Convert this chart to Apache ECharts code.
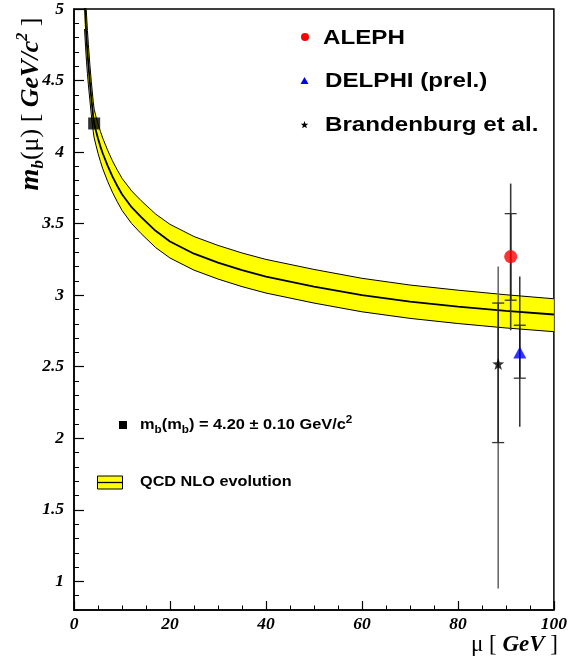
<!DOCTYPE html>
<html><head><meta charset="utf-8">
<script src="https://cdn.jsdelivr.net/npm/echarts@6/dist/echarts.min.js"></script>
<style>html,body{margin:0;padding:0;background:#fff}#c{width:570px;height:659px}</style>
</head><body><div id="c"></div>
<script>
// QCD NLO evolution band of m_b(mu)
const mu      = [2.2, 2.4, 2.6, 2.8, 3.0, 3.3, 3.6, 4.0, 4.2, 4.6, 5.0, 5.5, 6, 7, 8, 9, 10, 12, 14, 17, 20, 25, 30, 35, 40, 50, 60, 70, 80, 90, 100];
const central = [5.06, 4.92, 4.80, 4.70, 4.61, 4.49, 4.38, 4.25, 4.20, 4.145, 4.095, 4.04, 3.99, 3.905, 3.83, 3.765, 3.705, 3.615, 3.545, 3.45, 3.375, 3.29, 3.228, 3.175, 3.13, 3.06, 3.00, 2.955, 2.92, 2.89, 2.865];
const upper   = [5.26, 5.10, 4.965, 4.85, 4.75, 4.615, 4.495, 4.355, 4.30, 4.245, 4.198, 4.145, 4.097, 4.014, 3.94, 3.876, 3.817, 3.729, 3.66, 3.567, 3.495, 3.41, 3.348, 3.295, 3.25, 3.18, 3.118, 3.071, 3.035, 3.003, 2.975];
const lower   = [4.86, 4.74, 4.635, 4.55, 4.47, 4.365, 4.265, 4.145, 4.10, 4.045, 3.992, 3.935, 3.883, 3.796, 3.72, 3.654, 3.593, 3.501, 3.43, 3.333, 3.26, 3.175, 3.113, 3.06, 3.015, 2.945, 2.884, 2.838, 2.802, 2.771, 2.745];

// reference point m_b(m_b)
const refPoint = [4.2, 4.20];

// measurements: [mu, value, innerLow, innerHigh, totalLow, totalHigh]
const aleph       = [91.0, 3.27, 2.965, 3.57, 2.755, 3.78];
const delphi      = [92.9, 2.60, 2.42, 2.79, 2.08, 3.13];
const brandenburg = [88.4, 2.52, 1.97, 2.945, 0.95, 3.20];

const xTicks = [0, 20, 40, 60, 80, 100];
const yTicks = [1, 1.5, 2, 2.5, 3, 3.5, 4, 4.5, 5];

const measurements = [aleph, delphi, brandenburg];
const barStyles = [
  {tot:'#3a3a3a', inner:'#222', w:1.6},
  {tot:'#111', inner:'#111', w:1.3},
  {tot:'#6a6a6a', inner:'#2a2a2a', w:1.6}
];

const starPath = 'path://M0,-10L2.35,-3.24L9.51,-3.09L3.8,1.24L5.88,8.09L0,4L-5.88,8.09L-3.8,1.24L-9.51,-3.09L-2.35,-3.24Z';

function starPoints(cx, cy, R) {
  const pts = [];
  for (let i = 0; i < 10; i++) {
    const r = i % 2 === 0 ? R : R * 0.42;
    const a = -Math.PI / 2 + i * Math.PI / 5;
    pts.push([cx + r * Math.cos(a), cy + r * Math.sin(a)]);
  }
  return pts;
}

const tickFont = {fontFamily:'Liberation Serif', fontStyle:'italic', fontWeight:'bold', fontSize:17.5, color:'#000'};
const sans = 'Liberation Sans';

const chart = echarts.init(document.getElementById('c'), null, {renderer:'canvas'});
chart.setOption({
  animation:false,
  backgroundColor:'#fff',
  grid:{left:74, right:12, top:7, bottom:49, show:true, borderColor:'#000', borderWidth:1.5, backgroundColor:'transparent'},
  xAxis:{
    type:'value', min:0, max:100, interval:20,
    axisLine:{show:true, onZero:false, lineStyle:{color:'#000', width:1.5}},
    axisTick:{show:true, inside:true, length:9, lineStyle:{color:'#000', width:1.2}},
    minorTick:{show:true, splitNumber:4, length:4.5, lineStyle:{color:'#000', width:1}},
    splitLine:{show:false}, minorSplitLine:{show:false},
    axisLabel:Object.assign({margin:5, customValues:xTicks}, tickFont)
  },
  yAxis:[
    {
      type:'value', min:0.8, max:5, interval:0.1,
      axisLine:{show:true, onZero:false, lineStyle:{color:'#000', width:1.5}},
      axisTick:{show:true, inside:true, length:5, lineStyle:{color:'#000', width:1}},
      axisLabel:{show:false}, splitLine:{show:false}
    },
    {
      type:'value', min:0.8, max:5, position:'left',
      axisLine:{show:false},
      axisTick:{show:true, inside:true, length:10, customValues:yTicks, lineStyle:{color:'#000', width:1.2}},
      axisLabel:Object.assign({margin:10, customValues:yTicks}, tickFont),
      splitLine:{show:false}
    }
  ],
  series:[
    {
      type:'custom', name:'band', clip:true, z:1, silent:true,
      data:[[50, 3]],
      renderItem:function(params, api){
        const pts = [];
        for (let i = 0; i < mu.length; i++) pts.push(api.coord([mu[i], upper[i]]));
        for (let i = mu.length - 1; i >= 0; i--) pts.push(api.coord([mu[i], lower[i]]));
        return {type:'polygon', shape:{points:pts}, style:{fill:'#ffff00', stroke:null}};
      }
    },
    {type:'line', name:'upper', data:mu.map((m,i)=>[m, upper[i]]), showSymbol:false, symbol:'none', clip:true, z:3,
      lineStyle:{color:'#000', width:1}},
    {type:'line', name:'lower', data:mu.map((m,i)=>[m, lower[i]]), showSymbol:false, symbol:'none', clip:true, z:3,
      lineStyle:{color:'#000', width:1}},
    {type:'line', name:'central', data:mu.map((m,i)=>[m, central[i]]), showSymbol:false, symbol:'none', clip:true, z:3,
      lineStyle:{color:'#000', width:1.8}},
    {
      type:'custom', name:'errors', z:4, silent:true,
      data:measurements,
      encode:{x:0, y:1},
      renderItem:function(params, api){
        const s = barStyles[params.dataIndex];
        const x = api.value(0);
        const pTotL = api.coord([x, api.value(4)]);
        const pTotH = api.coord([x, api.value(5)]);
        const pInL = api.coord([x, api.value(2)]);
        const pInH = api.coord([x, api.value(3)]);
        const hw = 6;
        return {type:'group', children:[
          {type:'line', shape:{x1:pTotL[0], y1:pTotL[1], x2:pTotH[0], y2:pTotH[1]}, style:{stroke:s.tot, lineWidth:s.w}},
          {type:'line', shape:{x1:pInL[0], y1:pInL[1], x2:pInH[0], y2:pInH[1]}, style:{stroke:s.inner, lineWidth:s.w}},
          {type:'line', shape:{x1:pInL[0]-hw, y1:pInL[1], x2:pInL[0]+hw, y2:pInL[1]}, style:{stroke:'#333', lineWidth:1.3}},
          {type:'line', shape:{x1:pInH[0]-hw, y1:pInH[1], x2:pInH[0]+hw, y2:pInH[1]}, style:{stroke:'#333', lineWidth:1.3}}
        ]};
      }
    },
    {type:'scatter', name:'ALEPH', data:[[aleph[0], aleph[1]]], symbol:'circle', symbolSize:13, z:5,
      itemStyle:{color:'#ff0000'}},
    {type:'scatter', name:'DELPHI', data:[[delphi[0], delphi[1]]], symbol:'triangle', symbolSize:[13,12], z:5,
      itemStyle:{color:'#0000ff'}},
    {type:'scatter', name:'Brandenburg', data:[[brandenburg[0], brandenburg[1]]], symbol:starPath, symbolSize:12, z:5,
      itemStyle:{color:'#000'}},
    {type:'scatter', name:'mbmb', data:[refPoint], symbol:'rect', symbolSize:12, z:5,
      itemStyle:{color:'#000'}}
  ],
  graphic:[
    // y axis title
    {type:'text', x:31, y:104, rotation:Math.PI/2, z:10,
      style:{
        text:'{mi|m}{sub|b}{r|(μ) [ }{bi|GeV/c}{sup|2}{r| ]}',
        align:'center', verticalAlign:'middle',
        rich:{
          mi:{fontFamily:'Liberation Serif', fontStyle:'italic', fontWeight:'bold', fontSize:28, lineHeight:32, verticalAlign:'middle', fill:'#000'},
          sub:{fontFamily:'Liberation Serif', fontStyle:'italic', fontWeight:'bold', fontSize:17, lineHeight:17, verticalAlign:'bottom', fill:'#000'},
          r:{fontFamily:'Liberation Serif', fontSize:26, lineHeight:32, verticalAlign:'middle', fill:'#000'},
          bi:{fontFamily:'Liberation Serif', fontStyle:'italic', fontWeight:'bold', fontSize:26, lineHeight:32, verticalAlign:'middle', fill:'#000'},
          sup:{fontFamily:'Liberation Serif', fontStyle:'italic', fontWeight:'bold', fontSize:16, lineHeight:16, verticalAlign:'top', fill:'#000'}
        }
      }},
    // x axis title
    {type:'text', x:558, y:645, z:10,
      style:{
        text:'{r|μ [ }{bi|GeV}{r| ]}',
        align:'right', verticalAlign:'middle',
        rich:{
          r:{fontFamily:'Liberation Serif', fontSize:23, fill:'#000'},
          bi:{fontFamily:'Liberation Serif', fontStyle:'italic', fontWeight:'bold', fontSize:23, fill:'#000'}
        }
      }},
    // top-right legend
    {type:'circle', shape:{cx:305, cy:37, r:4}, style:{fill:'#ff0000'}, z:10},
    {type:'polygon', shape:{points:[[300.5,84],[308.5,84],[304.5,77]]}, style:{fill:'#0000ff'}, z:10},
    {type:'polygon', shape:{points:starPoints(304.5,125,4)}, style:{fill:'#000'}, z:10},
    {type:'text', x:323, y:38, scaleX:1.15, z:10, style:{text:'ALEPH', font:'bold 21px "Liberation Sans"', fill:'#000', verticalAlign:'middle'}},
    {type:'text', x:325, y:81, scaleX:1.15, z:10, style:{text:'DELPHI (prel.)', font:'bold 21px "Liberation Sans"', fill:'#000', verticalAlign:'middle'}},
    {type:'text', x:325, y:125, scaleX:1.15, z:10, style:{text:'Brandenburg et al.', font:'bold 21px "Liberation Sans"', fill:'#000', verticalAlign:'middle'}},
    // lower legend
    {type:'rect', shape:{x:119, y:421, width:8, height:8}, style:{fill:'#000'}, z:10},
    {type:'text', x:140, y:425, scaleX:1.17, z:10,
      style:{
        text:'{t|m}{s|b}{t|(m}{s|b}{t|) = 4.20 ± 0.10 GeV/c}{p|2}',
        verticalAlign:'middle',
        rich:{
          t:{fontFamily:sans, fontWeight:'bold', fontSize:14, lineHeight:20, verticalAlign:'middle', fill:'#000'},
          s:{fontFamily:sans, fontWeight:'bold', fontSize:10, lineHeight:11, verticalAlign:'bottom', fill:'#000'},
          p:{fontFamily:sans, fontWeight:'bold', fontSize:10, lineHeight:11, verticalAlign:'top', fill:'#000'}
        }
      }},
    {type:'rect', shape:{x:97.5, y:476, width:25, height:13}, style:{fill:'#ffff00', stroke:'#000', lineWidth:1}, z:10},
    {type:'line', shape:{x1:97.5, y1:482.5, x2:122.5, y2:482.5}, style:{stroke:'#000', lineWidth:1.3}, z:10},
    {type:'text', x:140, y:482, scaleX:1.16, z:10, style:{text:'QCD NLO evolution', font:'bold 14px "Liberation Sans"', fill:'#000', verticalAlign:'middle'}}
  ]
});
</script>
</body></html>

━━━━━━

▶ EXERCISE REQUIREMENTS: From the first line above through the line containing "3.5, 4, 4.5, 5];", copy everything exactly, without the pictures.

▶ TASK RESULT:
Convert this chart to Apache ECharts code.
<!DOCTYPE html>
<html><head><meta charset="utf-8">
<script src="https://cdn.jsdelivr.net/npm/echarts@6/dist/echarts.min.js"></script>
<style>html,body{margin:0;padding:0;background:#fff}#c{width:570px;height:659px}</style>
</head><body><div id="c"></div>
<script>
// QCD NLO evolution band of m_b(mu)
const mu      = [2.2, 2.4, 2.6, 2.8, 3.0, 3.3, 3.6, 4.0, 4.2, 4.6, 5.0, 5.5, 6, 7, 8, 9, 10, 12, 14, 17, 20, 25, 30, 35, 40, 50, 60, 70, 80, 90, 100];
const central = [5.06, 4.92, 4.80, 4.70, 4.61, 4.49, 4.38, 4.25, 4.20, 4.145, 4.095, 4.04, 3.99, 3.905, 3.83, 3.765, 3.705, 3.615, 3.545, 3.45, 3.375, 3.29, 3.228, 3.175, 3.13, 3.06, 3.00, 2.955, 2.92, 2.89, 2.865];
const upper   = [5.26, 5.10, 4.965, 4.85, 4.75, 4.615, 4.495, 4.355, 4.30, 4.245, 4.198, 4.145, 4.097, 4.014, 3.94, 3.876, 3.817, 3.729, 3.66, 3.567, 3.495, 3.41, 3.348, 3.295, 3.25, 3.18, 3.118, 3.071, 3.035, 3.003, 2.975];
const lower   = [4.86, 4.74, 4.635, 4.55, 4.47, 4.365, 4.265, 4.145, 4.10, 4.045, 3.992, 3.935, 3.883, 3.796, 3.72, 3.654, 3.593, 3.501, 3.43, 3.333, 3.26, 3.175, 3.113, 3.06, 3.015, 2.945, 2.884, 2.838, 2.802, 2.771, 2.745];

// reference point m_b(m_b)
const refPoint = [4.2, 4.20];

// measurements: [mu, value, innerLow, innerHigh, totalLow, totalHigh]
const aleph       = [91.0, 3.27, 2.965, 3.57, 2.755, 3.78];
const delphi      = [92.9, 2.60, 2.42, 2.79, 2.08, 3.13];
const brandenburg = [88.4, 2.52, 1.97, 2.945, 0.95, 3.20];

const xTicks = [0, 20, 40, 60, 80, 100];
const yTicks = [1, 1.5, 2, 2.5, 3, 3.5, 4, 4.5, 5];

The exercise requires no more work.